Given information
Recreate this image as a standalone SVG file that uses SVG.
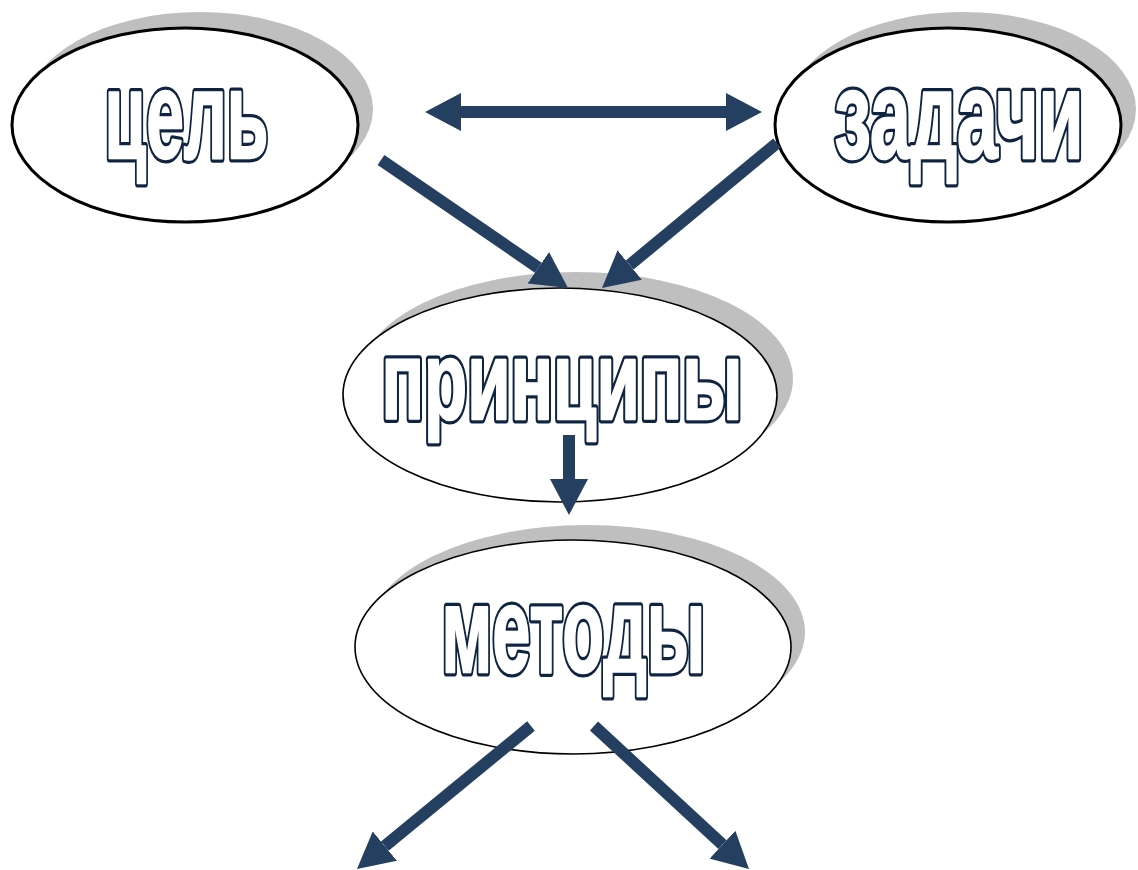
<svg xmlns="http://www.w3.org/2000/svg" width="1138" height="870" viewBox="0 0 1138 870">
<style>
.shadow{fill:#bfbfbf;stroke:none}
.oval{fill:#ffffff;stroke:#000000}
.thick{stroke-width:3}
.thin{stroke-width:1.6}
.lbl{font-family:"Liberation Sans","DejaVu Sans",Arial,sans-serif;font-weight:bold;stroke-linejoin:round}
.lbl-o{fill:#0f2440;stroke:#0f2440;stroke-width:9}
.lbl-i{fill:#ffffff;stroke:#ffffff;stroke-width:2.5}
.conn{stroke:#243f60;stroke-width:12;fill:none;stroke-linecap:butt}
</style>
<defs>
<marker id="head" viewBox="0 0 36 38" markerUnits="userSpaceOnUse" markerWidth="36" markerHeight="38" refX="0" refY="19" orient="auto-start-reverse">
<path d="M0,0 L36,19 L0,38 Z" fill="#243f60"/>
</marker>
</defs>
<rect width="1138" height="870" fill="#ffffff"/>
<g id="node-cel">
<ellipse class="shadow" cx="200" cy="109" rx="173" ry="97"/>
<ellipse class="oval thick" cx="185" cy="125" rx="173" ry="97"/>
<text class="lbl lbl-o" x="104.5" y="157.5" font-size="125" textLength="164" lengthAdjust="spacingAndGlyphs">цель</text>
<text class="lbl lbl-i" x="104.5" y="157.5" font-size="125" textLength="164" lengthAdjust="spacingAndGlyphs">цель</text>
</g>
<g id="node-zadachi">
<ellipse class="shadow" cx="963" cy="109" rx="173" ry="97"/>
<ellipse class="oval thick" cx="948" cy="125" rx="173" ry="97"/>
<text class="lbl lbl-o" x="834.5" y="157.5" font-size="125" textLength="249" lengthAdjust="spacingAndGlyphs">задачи</text>
<text class="lbl lbl-i" x="834.5" y="157.5" font-size="125" textLength="249" lengthAdjust="spacingAndGlyphs">задачи</text>
</g>
<g id="node-principy">
<ellipse class="shadow" cx="576" cy="379" rx="217" ry="107"/>
<ellipse class="oval thin" cx="560" cy="395" rx="217" ry="107"/>
<text class="lbl lbl-o" x="381.5" y="418.5" font-size="112" textLength="361" lengthAdjust="spacingAndGlyphs">принципы</text>
<text class="lbl lbl-i" x="381.5" y="418.5" font-size="112" textLength="361" lengthAdjust="spacingAndGlyphs">принципы</text>
</g>
<g id="node-metody">
<ellipse class="shadow" cx="587" cy="632" rx="218" ry="107"/>
<ellipse class="oval thin" cx="573" cy="647" rx="218" ry="107"/>
<text class="lbl lbl-o" x="441.5" y="671.5" font-size="123" textLength="264" lengthAdjust="spacingAndGlyphs">методы</text>
<text class="lbl lbl-i" x="441.5" y="671.5" font-size="123" textLength="264" lengthAdjust="spacingAndGlyphs">методы</text>
</g>
<g id="connectors">
<line class="conn" x1="461" y1="112" x2="726" y2="112" marker-start="url(#head)" marker-end="url(#head)"/>
<line class="conn" x1="381" y1="160" x2="538.3" y2="267.7" marker-end="url(#head)"/>
<line class="conn" x1="777" y1="143" x2="629.7" y2="265" marker-end="url(#head)"/>
<line class="conn" x1="569" y1="435" x2="569" y2="479" marker-end="url(#head)"/>
<line class="conn" x1="531" y1="726" x2="384.8" y2="846.1" marker-end="url(#head)"/>
<line class="conn" x1="594" y1="726" x2="722.5" y2="844.6" marker-end="url(#head)"/>
</g>
</svg>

Goal
Set the pictures aside and transcribe the data above exactly.

Output below
Recreate this image as a standalone SVG file that uses SVG.
<svg xmlns="http://www.w3.org/2000/svg" width="1138" height="870" viewBox="0 0 1138 870">
<style>
.shadow{fill:#bfbfbf;stroke:none}
.oval{fill:#ffffff;stroke:#000000}
.thick{stroke-width:3}
.thin{stroke-width:1.6}
.lbl{font-family:"Liberation Sans","DejaVu Sans",Arial,sans-serif;font-weight:bold;stroke-linejoin:round}
.lbl-o{fill:#0f2440;stroke:#0f2440;stroke-width:9}
.lbl-i{fill:#ffffff;stroke:#ffffff;stroke-width:2.5}
.conn{stroke:#243f60;stroke-width:12;fill:none;stroke-linecap:butt}
</style>
<defs>
<marker id="head" viewBox="0 0 36 38" markerUnits="userSpaceOnUse" markerWidth="36" markerHeight="38" refX="0" refY="19" orient="auto-start-reverse">
<path d="M0,0 L36,19 L0,38 Z" fill="#243f60"/>
</marker>
</defs>
<rect width="1138" height="870" fill="#ffffff"/>
<g id="node-cel">
<ellipse class="shadow" cx="200" cy="109" rx="173" ry="97"/>
<ellipse class="oval thick" cx="185" cy="125" rx="173" ry="97"/>
<text class="lbl lbl-o" x="104.5" y="157.5" font-size="125" textLength="164" lengthAdjust="spacingAndGlyphs">цель</text>
<text class="lbl lbl-i" x="104.5" y="157.5" font-size="125" textLength="164" lengthAdjust="spacingAndGlyphs">цель</text>
</g>
<g id="node-zadachi">
<ellipse class="shadow" cx="963" cy="109" rx="173" ry="97"/>
<ellipse class="oval thick" cx="948" cy="125" rx="173" ry="97"/>
<text class="lbl lbl-o" x="834.5" y="157.5" font-size="125" textLength="249" lengthAdjust="spacingAndGlyphs">задачи</text>
<text class="lbl lbl-i" x="834.5" y="157.5" font-size="125" textLength="249" lengthAdjust="spacingAndGlyphs">задачи</text>
</g>
<g id="node-principy">
<ellipse class="shadow" cx="576" cy="379" rx="217" ry="107"/>
<ellipse class="oval thin" cx="560" cy="395" rx="217" ry="107"/>
<text class="lbl lbl-o" x="381.5" y="418.5" font-size="112" textLength="361" lengthAdjust="spacingAndGlyphs">принципы</text>
<text class="lbl lbl-i" x="381.5" y="418.5" font-size="112" textLength="361" lengthAdjust="spacingAndGlyphs">принципы</text>
</g>
<g id="node-metody">
<ellipse class="shadow" cx="587" cy="632" rx="218" ry="107"/>
<ellipse class="oval thin" cx="573" cy="647" rx="218" ry="107"/>
<text class="lbl lbl-o" x="441.5" y="671.5" font-size="123" textLength="264" lengthAdjust="spacingAndGlyphs">методы</text>
<text class="lbl lbl-i" x="441.5" y="671.5" font-size="123" textLength="264" lengthAdjust="spacingAndGlyphs">методы</text>
</g>
<g id="connectors">
<line class="conn" x1="461" y1="112" x2="726" y2="112" marker-start="url(#head)" marker-end="url(#head)"/>
<line class="conn" x1="381" y1="160" x2="538.3" y2="267.7" marker-end="url(#head)"/>
<line class="conn" x1="777" y1="143" x2="629.7" y2="265" marker-end="url(#head)"/>
<line class="conn" x1="569" y1="435" x2="569" y2="479" marker-end="url(#head)"/>
<line class="conn" x1="531" y1="726" x2="384.8" y2="846.1" marker-end="url(#head)"/>
<line class="conn" x1="594" y1="726" x2="722.5" y2="844.6" marker-end="url(#head)"/>
</g>
</svg>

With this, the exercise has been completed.